Speaking in Japan’s parliament, Mr. Abe reiterated the position of conservative scholars here that Japanese soldiers and government officials had no hand in forcing women into brothels during the war; they say that private contractors hired by the Japan’s military were to blame.
But by insisting that the coercion in the military brothels was not the work of officials or the military, Mr. Abe is effectively dismissing as liars the aging women who have come forward with tearful testimony about their ordeals — a stance with public-relations risks of its own.
One of the women is Lee Yong-soo, 78, a South Korean who testified in the House last month that she had been kidnapped by Japanese soldiers at the age of 16 and had been raped repeatedly at an army brothel. In a news conference last week in Tokyo, she said Japanese soldiers dragged her from her home with her mouth covered so that she could not call to her mother for help. “I want Japan and the Japanese prime minister to apologize,” she said. “As a victim who was forcibly taken, as someone who lived through those events, I’m a living witness.”
Blaming private contractors and not the military per se will likely be a meme Americans will become familiar with in the decades ahead. But in the Japanese case, the refusal to acknowledge the past isn't limited to “comfort women” or even refusal to acknowledge the sack of Nanjing. Abe recently pushed through revisions to the “Fundamental Law of Education of 1947” to require Japanese schools to foster “civic-mindedness [to contribute to the development of society]” and “an attitude that respects tradition and culture and love of the nation that fostered them.” Whitewashing the past as law and curriculum.
Western minds are bombarded with reminders of German atrocities 1939-45. Yet few realize the Japanese perhaps surpassed those crimes. The following article details Unit 731 and its activities in China. Even that doesn't cover the scope of what occurred. Evidence slowly emerges now 1/2 a century later only in faint remorse.
Akira Makino is a frail widower living near Osaka in Japan. His only unusual habit is to regularly visit an obscure little town in the southern Philippines, where he gives clothes to poor children and has set up war memorials.
Mr Makino was stationed there during the war. What he never told anybody, including his wife, was that during the four months before Japan's defeat in March 1945, he dissected ten Filipino prisoners of war, including two teenage girls. He cut out their livers, kidneys and wombs while they were still alive.

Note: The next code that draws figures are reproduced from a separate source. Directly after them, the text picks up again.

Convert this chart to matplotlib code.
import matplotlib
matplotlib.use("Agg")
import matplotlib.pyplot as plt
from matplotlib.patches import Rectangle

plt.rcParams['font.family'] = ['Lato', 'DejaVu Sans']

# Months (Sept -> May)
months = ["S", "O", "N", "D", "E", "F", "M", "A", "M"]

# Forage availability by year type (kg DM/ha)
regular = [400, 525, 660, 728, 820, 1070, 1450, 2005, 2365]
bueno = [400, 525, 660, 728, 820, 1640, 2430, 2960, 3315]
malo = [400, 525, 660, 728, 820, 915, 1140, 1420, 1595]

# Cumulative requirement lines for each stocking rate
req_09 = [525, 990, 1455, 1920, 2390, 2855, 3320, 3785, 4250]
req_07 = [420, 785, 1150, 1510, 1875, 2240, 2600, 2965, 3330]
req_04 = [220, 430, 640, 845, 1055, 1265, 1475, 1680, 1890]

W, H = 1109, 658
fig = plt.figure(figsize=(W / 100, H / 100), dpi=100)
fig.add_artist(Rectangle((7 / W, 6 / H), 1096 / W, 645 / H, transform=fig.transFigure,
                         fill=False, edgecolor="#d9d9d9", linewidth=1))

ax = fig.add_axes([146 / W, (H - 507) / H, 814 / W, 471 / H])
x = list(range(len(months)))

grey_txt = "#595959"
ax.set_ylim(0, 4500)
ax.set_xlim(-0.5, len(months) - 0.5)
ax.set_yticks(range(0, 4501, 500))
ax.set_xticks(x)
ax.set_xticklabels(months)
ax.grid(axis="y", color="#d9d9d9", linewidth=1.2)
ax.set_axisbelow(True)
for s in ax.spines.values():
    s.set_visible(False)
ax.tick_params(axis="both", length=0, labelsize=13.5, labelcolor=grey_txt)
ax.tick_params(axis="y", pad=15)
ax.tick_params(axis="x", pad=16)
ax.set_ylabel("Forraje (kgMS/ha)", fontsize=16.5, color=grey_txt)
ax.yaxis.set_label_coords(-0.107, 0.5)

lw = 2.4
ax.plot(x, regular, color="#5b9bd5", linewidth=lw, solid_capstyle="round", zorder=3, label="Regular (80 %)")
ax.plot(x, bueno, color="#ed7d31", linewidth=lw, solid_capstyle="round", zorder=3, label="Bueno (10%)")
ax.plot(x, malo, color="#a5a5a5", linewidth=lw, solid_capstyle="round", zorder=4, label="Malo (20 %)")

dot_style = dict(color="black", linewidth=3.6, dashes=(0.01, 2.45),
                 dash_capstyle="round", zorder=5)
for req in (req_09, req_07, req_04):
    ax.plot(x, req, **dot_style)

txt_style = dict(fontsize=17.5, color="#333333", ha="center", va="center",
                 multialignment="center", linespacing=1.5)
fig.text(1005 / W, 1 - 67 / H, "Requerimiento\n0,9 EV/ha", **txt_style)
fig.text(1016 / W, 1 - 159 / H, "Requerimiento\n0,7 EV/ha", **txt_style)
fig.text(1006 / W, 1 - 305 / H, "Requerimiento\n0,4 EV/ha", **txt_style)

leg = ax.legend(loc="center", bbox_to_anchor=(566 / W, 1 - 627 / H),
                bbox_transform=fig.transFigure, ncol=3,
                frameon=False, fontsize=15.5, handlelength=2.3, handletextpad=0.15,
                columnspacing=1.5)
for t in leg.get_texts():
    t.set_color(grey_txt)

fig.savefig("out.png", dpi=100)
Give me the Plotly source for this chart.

Only when he cut open their hearts did they finally perish.
These barbaric acts were, he said this week, “educational”, to improve his knowledge of anatomy. “We removed some of the organs and amputated legs and arms. Two of the victims were young women, 18 or 19 years old. I hesitate to say it but we opened up their wombs to show the younger soldiers. They knew very little about women - it was sex education.”
Japan's refusal to acknowledge the past is important because the Japanese have decided that to maintain its diplomatic and political relevance to Washington in an age of Chinese ascendancy, they must remilitarize and develop substantial force projection capabilities. Rightly or wrongly, the Japanese have concluded that this is the path that matters to a still preponderant superpower committed to force over diplomacy in international relations.
To be an ally of consequence, Japan needs to remilitarize when that superpower has sidelined diplomacy to a means of last resort to solve international disputes. The US-led “global war on terrorism” is a shoot first, ask questions later operation in which multilateral diplomacy begins only when war fails, as the current situation in Iraq demonstrates. Japan's aspiration to be again a player of consequence in international affairs requires it to develop credible force-projection capability. As Japan moves to imitate US neo-liberalism in economics, it moves also to echo US militarism in international relations.
A tragic development. We happen to agree with this analysis. All should all remember it wasn't just Cheney, DoD, Green, the Neocons, et al. Don't forget. Armitage and the General Jello crew also urged Japan to dump Article 9 from its Constitution and re-arm.